● EXCERPTED DATA:
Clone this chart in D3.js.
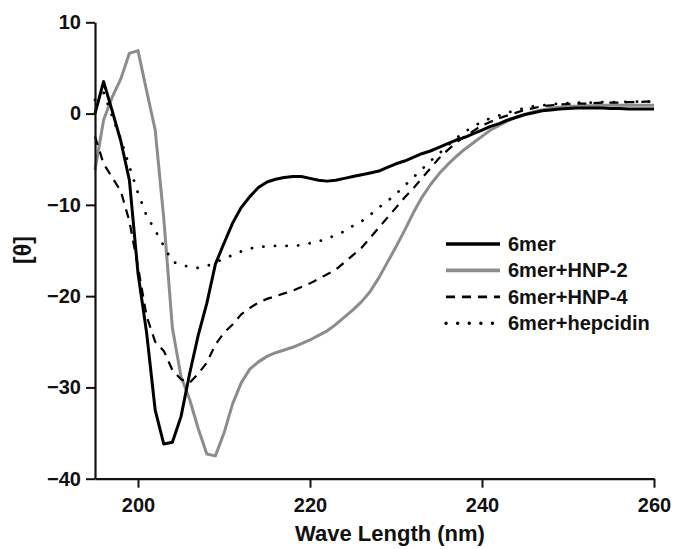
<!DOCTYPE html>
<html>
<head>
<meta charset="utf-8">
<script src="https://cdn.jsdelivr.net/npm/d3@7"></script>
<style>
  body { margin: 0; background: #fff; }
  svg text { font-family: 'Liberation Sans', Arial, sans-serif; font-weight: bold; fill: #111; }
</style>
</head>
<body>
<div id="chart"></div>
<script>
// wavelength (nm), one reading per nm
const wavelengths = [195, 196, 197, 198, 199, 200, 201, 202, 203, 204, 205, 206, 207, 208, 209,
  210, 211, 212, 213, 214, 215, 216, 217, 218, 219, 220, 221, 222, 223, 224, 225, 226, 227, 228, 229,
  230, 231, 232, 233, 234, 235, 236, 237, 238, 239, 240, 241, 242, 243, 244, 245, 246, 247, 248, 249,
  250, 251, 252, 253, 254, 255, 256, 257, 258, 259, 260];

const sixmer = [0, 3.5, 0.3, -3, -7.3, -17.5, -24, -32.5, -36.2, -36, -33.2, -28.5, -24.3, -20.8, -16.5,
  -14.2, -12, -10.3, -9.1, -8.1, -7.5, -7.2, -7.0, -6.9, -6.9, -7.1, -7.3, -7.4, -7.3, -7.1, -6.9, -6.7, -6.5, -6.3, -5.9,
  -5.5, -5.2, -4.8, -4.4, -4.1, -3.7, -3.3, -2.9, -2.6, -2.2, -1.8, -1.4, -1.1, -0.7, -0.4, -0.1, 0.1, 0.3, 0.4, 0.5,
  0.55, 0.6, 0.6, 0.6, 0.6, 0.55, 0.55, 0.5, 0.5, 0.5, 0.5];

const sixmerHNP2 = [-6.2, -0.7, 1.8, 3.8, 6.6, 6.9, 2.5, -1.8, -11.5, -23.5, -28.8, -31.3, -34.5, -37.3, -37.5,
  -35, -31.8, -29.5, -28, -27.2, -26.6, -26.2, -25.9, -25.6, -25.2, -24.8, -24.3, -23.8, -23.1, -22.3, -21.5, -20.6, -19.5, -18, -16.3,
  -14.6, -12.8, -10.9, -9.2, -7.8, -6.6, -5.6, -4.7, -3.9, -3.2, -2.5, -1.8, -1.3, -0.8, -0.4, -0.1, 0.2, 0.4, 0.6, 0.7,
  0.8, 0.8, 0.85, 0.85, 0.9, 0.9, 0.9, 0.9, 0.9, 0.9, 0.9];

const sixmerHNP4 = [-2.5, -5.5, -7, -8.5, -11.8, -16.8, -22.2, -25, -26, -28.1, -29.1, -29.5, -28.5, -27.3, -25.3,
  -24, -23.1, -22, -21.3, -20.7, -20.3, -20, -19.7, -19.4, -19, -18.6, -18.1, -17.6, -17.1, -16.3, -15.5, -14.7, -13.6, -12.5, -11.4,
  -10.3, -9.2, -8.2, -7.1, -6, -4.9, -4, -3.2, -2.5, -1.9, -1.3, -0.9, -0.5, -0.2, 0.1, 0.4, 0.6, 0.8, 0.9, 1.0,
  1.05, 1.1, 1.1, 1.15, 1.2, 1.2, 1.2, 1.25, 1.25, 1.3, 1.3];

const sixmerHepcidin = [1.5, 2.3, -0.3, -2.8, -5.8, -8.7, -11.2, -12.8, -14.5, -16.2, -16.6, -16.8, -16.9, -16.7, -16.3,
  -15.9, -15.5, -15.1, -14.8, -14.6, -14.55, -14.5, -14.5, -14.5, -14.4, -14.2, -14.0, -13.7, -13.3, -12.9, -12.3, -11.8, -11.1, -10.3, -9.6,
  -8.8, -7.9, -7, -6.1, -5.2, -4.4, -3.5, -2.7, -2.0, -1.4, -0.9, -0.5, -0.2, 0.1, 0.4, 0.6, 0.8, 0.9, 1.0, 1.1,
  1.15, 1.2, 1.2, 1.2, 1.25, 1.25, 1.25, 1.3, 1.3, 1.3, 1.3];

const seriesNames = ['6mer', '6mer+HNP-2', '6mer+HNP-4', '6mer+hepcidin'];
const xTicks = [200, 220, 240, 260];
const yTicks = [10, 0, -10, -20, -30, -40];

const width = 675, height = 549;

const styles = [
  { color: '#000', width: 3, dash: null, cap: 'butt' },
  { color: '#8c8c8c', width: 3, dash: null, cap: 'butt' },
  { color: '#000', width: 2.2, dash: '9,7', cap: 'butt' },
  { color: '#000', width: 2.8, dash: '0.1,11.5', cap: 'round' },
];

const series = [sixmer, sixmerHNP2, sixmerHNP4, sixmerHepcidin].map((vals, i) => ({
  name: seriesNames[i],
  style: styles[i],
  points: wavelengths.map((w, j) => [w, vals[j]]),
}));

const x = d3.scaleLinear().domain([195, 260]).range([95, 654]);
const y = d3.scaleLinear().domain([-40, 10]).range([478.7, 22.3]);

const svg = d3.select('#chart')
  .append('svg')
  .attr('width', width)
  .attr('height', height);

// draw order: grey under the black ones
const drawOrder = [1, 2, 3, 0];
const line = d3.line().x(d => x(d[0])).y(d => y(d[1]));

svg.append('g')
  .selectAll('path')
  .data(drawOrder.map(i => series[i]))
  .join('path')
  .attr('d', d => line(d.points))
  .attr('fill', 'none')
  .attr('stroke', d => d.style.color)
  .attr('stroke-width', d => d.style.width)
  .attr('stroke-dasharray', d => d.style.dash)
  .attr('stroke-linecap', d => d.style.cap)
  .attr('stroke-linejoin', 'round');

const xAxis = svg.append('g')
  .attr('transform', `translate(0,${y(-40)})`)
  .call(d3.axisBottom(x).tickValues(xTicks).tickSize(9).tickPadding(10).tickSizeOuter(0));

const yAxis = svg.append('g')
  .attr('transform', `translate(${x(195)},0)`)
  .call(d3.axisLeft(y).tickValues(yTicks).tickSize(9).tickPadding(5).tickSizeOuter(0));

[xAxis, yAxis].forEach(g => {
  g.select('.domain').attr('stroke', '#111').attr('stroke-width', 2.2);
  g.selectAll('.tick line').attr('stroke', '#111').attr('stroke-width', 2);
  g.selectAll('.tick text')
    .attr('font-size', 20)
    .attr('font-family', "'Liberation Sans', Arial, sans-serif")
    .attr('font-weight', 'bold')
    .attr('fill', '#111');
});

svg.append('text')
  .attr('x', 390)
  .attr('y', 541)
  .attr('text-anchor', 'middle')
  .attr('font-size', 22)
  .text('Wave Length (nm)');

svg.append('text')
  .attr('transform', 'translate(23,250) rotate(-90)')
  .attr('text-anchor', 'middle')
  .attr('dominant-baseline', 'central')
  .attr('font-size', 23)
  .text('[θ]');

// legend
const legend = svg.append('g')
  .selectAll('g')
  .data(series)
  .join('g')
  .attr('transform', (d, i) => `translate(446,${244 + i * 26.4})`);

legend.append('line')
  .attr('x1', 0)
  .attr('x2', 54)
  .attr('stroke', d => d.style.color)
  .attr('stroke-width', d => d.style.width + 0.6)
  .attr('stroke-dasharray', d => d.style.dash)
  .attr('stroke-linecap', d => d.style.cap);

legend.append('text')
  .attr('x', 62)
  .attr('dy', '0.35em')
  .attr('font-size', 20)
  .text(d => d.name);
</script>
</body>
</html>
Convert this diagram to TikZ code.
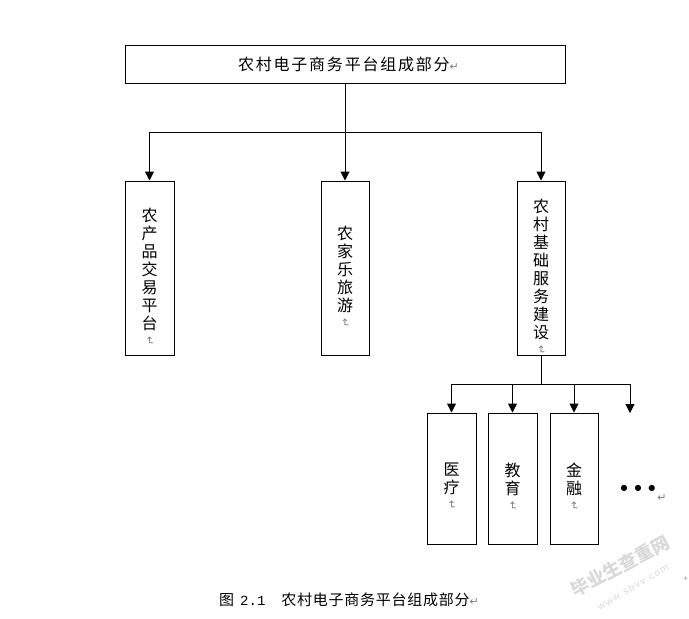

● EXERCISE BRIEF:
Reproduce each line exactly as it appears, omitting the pictures.

● RESULT:
Clone this chart in D3.js.
<!DOCTYPE html>
<html>
<head>
<meta charset="utf-8">
<script src="https://cdn.jsdelivr.net/npm/d3@7"></script>
<style>
  body { margin: 0; background: #fff; }
  svg text { font-family: 'Liberation Sans', Arial, sans-serif; font-weight: bold; fill: #111; }
</style>
</head>
<body>
<div id="chart"></div>
<script>
// wavelength (nm), one reading per nm
const wavelengths = [195, 196, 197, 198, 199, 200, 201, 202, 203, 204, 205, 206, 207, 208, 209,
  210, 211, 212, 213, 214, 215, 216, 217, 218, 219, 220, 221, 222, 223, 224, 225, 226, 227, 228, 229,
  230, 231, 232, 233, 234, 235, 236, 237, 238, 239, 240, 241, 242, 243, 244, 245, 246, 247, 248, 249,
  250, 251, 252, 253, 254, 255, 256, 257, 258, 259, 260];

const sixmer = [0, 3.5, 0.3, -3, -7.3, -17.5, -24, -32.5, -36.2, -36, -33.2, -28.5, -24.3, -20.8, -16.5,
  -14.2, -12, -10.3, -9.1, -8.1, -7.5, -7.2, -7.0, -6.9, -6.9, -7.1, -7.3, -7.4, -7.3, -7.1, -6.9, -6.7, -6.5, -6.3, -5.9,
  -5.5, -5.2, -4.8, -4.4, -4.1, -3.7, -3.3, -2.9, -2.6, -2.2, -1.8, -1.4, -1.1, -0.7, -0.4, -0.1, 0.1, 0.3, 0.4, 0.5,
  0.55, 0.6, 0.6, 0.6, 0.6, 0.55, 0.55, 0.5, 0.5, 0.5, 0.5];

const sixmerHNP2 = [-6.2, -0.7, 1.8, 3.8, 6.6, 6.9, 2.5, -1.8, -11.5, -23.5, -28.8, -31.3, -34.5, -37.3, -37.5,
  -35, -31.8, -29.5, -28, -27.2, -26.6, -26.2, -25.9, -25.6, -25.2, -24.8, -24.3, -23.8, -23.1, -22.3, -21.5, -20.6, -19.5, -18, -16.3,
  -14.6, -12.8, -10.9, -9.2, -7.8, -6.6, -5.6, -4.7, -3.9, -3.2, -2.5, -1.8, -1.3, -0.8, -0.4, -0.1, 0.2, 0.4, 0.6, 0.7,
  0.8, 0.8, 0.85, 0.85, 0.9, 0.9, 0.9, 0.9, 0.9, 0.9, 0.9];

const sixmerHNP4 = [-2.5, -5.5, -7, -8.5, -11.8, -16.8, -22.2, -25, -26, -28.1, -29.1, -29.5, -28.5, -27.3, -25.3,
  -24, -23.1, -22, -21.3, -20.7, -20.3, -20, -19.7, -19.4, -19, -18.6, -18.1, -17.6, -17.1, -16.3, -15.5, -14.7, -13.6, -12.5, -11.4,
  -10.3, -9.2, -8.2, -7.1, -6, -4.9, -4, -3.2, -2.5, -1.9, -1.3, -0.9, -0.5, -0.2, 0.1, 0.4, 0.6, 0.8, 0.9, 1.0,
  1.05, 1.1, 1.1, 1.15, 1.2, 1.2, 1.2, 1.25, 1.25, 1.3, 1.3];

const sixmerHepcidin = [1.5, 2.3, -0.3, -2.8, -5.8, -8.7, -11.2, -12.8, -14.5, -16.2, -16.6, -16.8, -16.9, -16.7, -16.3,
  -15.9, -15.5, -15.1, -14.8, -14.6, -14.55, -14.5, -14.5, -14.5, -14.4, -14.2, -14.0, -13.7, -13.3, -12.9, -12.3, -11.8, -11.1, -10.3, -9.6,
  -8.8, -7.9, -7, -6.1, -5.2, -4.4, -3.5, -2.7, -2.0, -1.4, -0.9, -0.5, -0.2, 0.1, 0.4, 0.6, 0.8, 0.9, 1.0, 1.1,
  1.15, 1.2, 1.2, 1.2, 1.25, 1.25, 1.25, 1.3, 1.3, 1.3, 1.3];

const seriesNames = ['6mer', '6mer+HNP-2', '6mer+HNP-4', '6mer+hepcidin'];
const xTicks = [200, 220, 240, 260];
const yTicks = [10, 0, -10, -20, -30, -40];

const width = 675, height = 549;

const styles = [
  { color: '#000', width: 3, dash: null, cap: 'butt' },
  { color: '#8c8c8c', width: 3, dash: null, cap: 'butt' },
  { color: '#000', width: 2.2, dash: '9,7', cap: 'butt' },
  { color: '#000', width: 2.8, dash: '0.1,11.5', cap: 'round' },
];

const series = [sixmer, sixmerHNP2, sixmerHNP4, sixmerHepcidin].map((vals, i) => ({
  name: seriesNames[i],
  style: styles[i],
  points: wavelengths.map((w, j) => [w, vals[j]]),
}));

const x = d3.scaleLinear().domain([195, 260]).range([95, 654]);
const y = d3.scaleLinear().domain([-40, 10]).range([478.7, 22.3]);

const svg = d3.select('#chart')
  .append('svg')
  .attr('width', width)
  .attr('height', height);

// draw order: grey under the black ones
const drawOrder = [1, 2, 3, 0];
const line = d3.line().x(d => x(d[0])).y(d => y(d[1]));

svg.append('g')
  .selectAll('path')
  .data(drawOrder.map(i => series[i]))
  .join('path')
  .attr('d', d => line(d.points))
  .attr('fill', 'none')
  .attr('stroke', d => d.style.color)
  .attr('stroke-width', d => d.style.width)
  .attr('stroke-dasharray', d => d.style.dash)
  .attr('stroke-linecap', d => d.style.cap)
  .attr('stroke-linejoin', 'round');

const xAxis = svg.append('g')
  .attr('transform', `translate(0,${y(-40)})`)
  .call(d3.axisBottom(x).tickValues(xTicks).tickSize(9).tickPadding(10).tickSizeOuter(0));

const yAxis = svg.append('g')
  .attr('transform', `translate(${x(195)},0)`)
  .call(d3.axisLeft(y).tickValues(yTicks).tickSize(9).tickPadding(5).tickSizeOuter(0));

[xAxis, yAxis].forEach(g => {
  g.select('.domain').attr('stroke', '#111').attr('stroke-width', 2.2);
  g.selectAll('.tick line').attr('stroke', '#111').attr('stroke-width', 2);
  g.selectAll('.tick text')
    .attr('font-size', 20)
    .attr('font-family', "'Liberation Sans', Arial, sans-serif")
    .attr('font-weight', 'bold')
    .attr('fill', '#111');
});

svg.append('text')
  .attr('x', 390)
  .attr('y', 541)
  .attr('text-anchor', 'middle')
  .attr('font-size', 22)
  .text('Wave Length (nm)');

svg.append('text')
  .attr('transform', 'translate(23,250) rotate(-90)')
  .attr('text-anchor', 'middle')
  .attr('dominant-baseline', 'central')
  .attr('font-size', 23)
  .text('[θ]');

// legend
const legend = svg.append('g')
  .selectAll('g')
  .data(series)
  .join('g')
  .attr('transform', (d, i) => `translate(446,${244 + i * 26.4})`);

legend.append('line')
  .attr('x1', 0)
  .attr('x2', 54)
  .attr('stroke', d => d.style.color)
  .attr('stroke-width', d => d.style.width + 0.6)
  .attr('stroke-dasharray', d => d.style.dash)
  .attr('stroke-linecap', d => d.style.cap);

legend.append('text')
  .attr('x', 62)
  .attr('dy', '0.35em')
  .attr('font-size', 20)
  .text(d => d.name);
</script>
</body>
</html>
Convert this diagram to TikZ code.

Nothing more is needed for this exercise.